┏━━

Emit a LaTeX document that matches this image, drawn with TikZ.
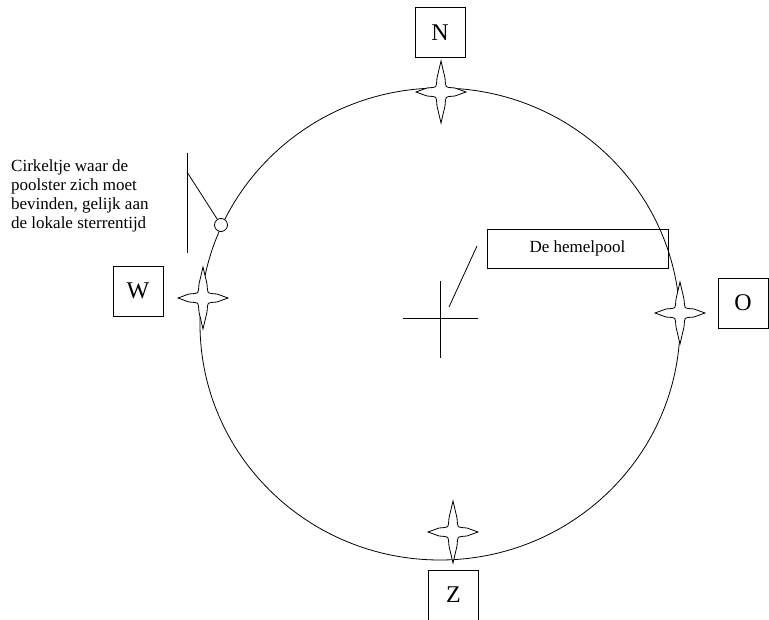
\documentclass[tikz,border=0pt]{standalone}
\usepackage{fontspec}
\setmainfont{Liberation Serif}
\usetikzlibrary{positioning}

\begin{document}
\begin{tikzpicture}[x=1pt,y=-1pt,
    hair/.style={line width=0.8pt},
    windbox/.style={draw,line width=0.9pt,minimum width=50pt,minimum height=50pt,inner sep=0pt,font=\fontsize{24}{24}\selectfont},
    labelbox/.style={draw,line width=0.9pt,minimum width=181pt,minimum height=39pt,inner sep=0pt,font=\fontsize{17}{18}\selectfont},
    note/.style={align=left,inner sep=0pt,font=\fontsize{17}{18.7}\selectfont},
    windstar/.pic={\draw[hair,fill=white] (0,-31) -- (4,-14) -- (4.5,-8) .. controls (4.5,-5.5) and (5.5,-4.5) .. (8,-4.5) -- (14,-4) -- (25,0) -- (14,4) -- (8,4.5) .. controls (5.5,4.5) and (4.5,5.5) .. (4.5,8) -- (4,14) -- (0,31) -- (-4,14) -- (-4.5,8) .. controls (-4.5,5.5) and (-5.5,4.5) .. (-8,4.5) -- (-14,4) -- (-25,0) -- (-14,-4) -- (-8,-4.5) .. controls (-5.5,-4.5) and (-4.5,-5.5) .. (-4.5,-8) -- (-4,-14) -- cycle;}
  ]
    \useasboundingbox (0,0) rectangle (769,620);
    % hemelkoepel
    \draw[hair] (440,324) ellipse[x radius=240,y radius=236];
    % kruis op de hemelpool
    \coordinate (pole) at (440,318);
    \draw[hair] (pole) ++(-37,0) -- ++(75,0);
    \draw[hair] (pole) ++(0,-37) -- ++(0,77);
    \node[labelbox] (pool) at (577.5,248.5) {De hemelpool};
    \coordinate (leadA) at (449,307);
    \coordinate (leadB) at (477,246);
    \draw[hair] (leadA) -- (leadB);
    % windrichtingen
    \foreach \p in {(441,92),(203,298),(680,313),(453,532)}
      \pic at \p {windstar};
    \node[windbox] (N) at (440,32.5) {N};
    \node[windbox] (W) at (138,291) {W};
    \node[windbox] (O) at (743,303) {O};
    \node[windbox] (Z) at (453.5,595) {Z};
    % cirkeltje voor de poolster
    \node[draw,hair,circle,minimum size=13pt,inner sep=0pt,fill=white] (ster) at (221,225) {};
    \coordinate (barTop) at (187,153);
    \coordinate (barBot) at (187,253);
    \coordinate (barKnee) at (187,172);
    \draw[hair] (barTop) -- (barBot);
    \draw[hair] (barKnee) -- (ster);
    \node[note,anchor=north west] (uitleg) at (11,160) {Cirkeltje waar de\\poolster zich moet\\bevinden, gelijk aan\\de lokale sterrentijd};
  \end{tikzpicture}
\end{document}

┗━━

*Exercise description*. From the listing, extract all text exactly as given and drop any picture.

*Written response*.
Emit a LaTeX document that matches this image, drawn with TikZ.
\documentclass[tikz,border=0pt]{standalone}
\usepackage{fontspec}
\setmainfont{Liberation Serif}
\usetikzlibrary{positioning}

\begin{document}
\begin{tikzpicture}[x=1pt,y=-1pt,
    hair/.style={line width=0.8pt},
    windbox/.style={draw,line width=0.9pt,minimum width=50pt,minimum height=50pt,inner sep=0pt,font=\fontsize{24}{24}\selectfont},
    labelbox/.style={draw,line width=0.9pt,minimum width=181pt,minimum height=39pt,inner sep=0pt,font=\fontsize{17}{18}\selectfont},
    note/.style={align=left,inner sep=0pt,font=\fontsize{17}{18.7}\selectfont},
    windstar/.pic={\draw[hair,fill=white] (0,-31) -- (4,-14) -- (4.5,-8) .. controls (4.5,-5.5) and (5.5,-4.5) .. (8,-4.5) -- (14,-4) -- (25,0) -- (14,4) -- (8,4.5) .. controls (5.5,4.5) and (4.5,5.5) .. (4.5,8) -- (4,14) -- (0,31) -- (-4,14) -- (-4.5,8) .. controls (-4.5,5.5) and (-5.5,4.5) .. (-8,4.5) -- (-14,4) -- (-25,0) -- (-14,-4) -- (-8,-4.5) .. controls (-5.5,-4.5) and (-4.5,-5.5) .. (-4.5,-8) -- (-4,-14) -- cycle;}
  ]
    \useasboundingbox (0,0) rectangle (769,620);
    % hemelkoepel
    \draw[hair] (440,324) ellipse[x radius=240,y radius=236];
    % kruis op de hemelpool
    \coordinate (pole) at (440,318);
    \draw[hair] (pole) ++(-37,0) -- ++(75,0);
    \draw[hair] (pole) ++(0,-37) -- ++(0,77);
    \node[labelbox] (pool) at (577.5,248.5) {De hemelpool};
    \coordinate (leadA) at (449,307);
    \coordinate (leadB) at (477,246);
    \draw[hair] (leadA) -- (leadB);
    % windrichtingen
    \foreach \p in {(441,92),(203,298),(680,313),(453,532)}
      \pic at \p {windstar};
    \node[windbox] (N) at (440,32.5) {N};
    \node[windbox] (W) at (138,291) {W};
    \node[windbox] (O) at (743,303) {O};
    \node[windbox] (Z) at (453.5,595) {Z};
    % cirkeltje voor de poolster
    \node[draw,hair,circle,minimum size=13pt,inner sep=0pt,fill=white] (ster) at (221,225) {};
    \coordinate (barTop) at (187,153);
    \coordinate (barBot) at (187,253);
    \coordinate (barKnee) at (187,172);
    \draw[hair] (barTop) -- (barBot);
    \draw[hair] (barKnee) -- (ster);
    \node[note,anchor=north west] (uitleg) at (11,160) {Cirkeltje waar de\\poolster zich moet\\bevinden, gelijk aan\\de lokale sterrentijd};
  \end{tikzpicture}
\end{document}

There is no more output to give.